Other courts are applying the 2016 ruling to those whose life-without-parole sentences weren’t mandatory or were negotiated in a plea deal. In Florida, more than 600 are possibly eligible for new sentences because court decisions there require a new look at anyone serving life for crimes committed as minors — even if their sentences were optional or included the possibility of parole.

The Supreme Court hasn’t ruled on these other circumstances, but some state courts have. In January, New Jersey’s Supreme Court ordered new sentences for two former teen offenders with de facto life terms. One was serving 110 years and would come up for parole only after 55; the other had 75 years and would come up for parole only after 68.

The court noted both would “likely serve more time in jail than an adult sentenced to actual life without parole.”

The number of years inmates must serve before being up for parole varies: In Tennessee, a lifer must serve 51 years. In Texas, 40.

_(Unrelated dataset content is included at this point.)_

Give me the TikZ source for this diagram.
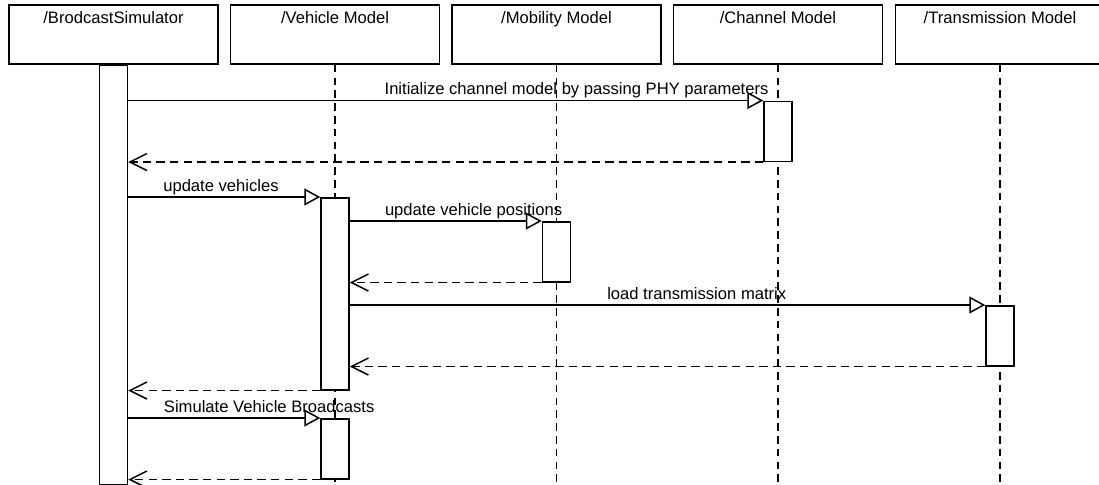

Lifers can qualify for a hearing after 10 years in Michigan. In 44 states, governors appoint parole boards, and review procedures vary greatly. Some boards review prisoner files without using in-person interviews. Some states specify which considerations should be taken into account; others allow for a great deal of discretion.

If a prisoner is denied, he’ll likely wait years for another chance and sometimes isn’t told why.

Chester Patterson, 63, has been behind bars for 45 years in Michigan. At 17, he fatally shot a store clerk. He got life with the possibility of parole after 10 years. Patterson has earned degrees, completed a substance-abuse program, and avoided disciplinary tickets. But he’s been denied parole at least five times, records show, and the board has sent him a notice saying “no interest.” He’s awaiting a decision after his most recent hearing.

“I am not that same 17-year-old kid. I will never commit another crime again,” Patterson wrote to The Associated Press. “I caused a terrible tragedy for which I will always be sorry and shameful.”

His case isn’t unique. In Florida, a Supreme Court ruling last year said juvenile offenders who were eligible for parole must be resentenced to ensure they have a real opportunity for release. It involved the case of Angelo Atwell, who got life with the possibility of parole after 25 years for a murder he had committed at the age of 16. When it came time for Atwell to argue for his freedom, the state calculated his presumptive release date would be 2130 — 140 years after his sentencing.

“While technically Atwell is parole eligible, it is a virtual certainty that Atwell will spend the rest of his life in prison,” the justices wrote, and his sentence, “virtually indistinguishable from a sentence of life without parole, is therefore unconstitutional.”

Atwell is now awaiting a new hearing.

In 2013, Iowa’s high court found the state governor hadn’t complied with the U.S. Supreme Court when he commuted the life-without-parole sentences of 38 juveniles to life with the possibility of parole after 60 years. The reason? The inmates wouldn’t be up for parole until they were past their natural life expectancy.

More legal challenges have been filed in North Carolina, Illinois and Missouri, among other states.

Maryland, Oklahoma and California are the only three states that require the governor to sign off on lifers’ parole recommendations. Last year, the American Civil Liberties Union sued Maryland, arguing that a life-with-parole sentence doesn’t afford prisoners a real chance of being released since governors haven’t approved any petitions in two decades. Even Parris Glendening, the former Maryland governor who set the standard when he declared in 1995 that “life means life,” says the system he designed is dysfunctional.

“What happens with lifers now, I had some responsibility. And I say that not with pride, but with regret,” Glendening told the AP. “What we’re finding now is people who are juveniles … they are now aging in prison, are probably a threat to no one at this stage. It’s a question of humane treatment: Is it humane or cruel and unusual to have someone sitting in jail at 50, 60, 70 for an offense committed half a century ago?”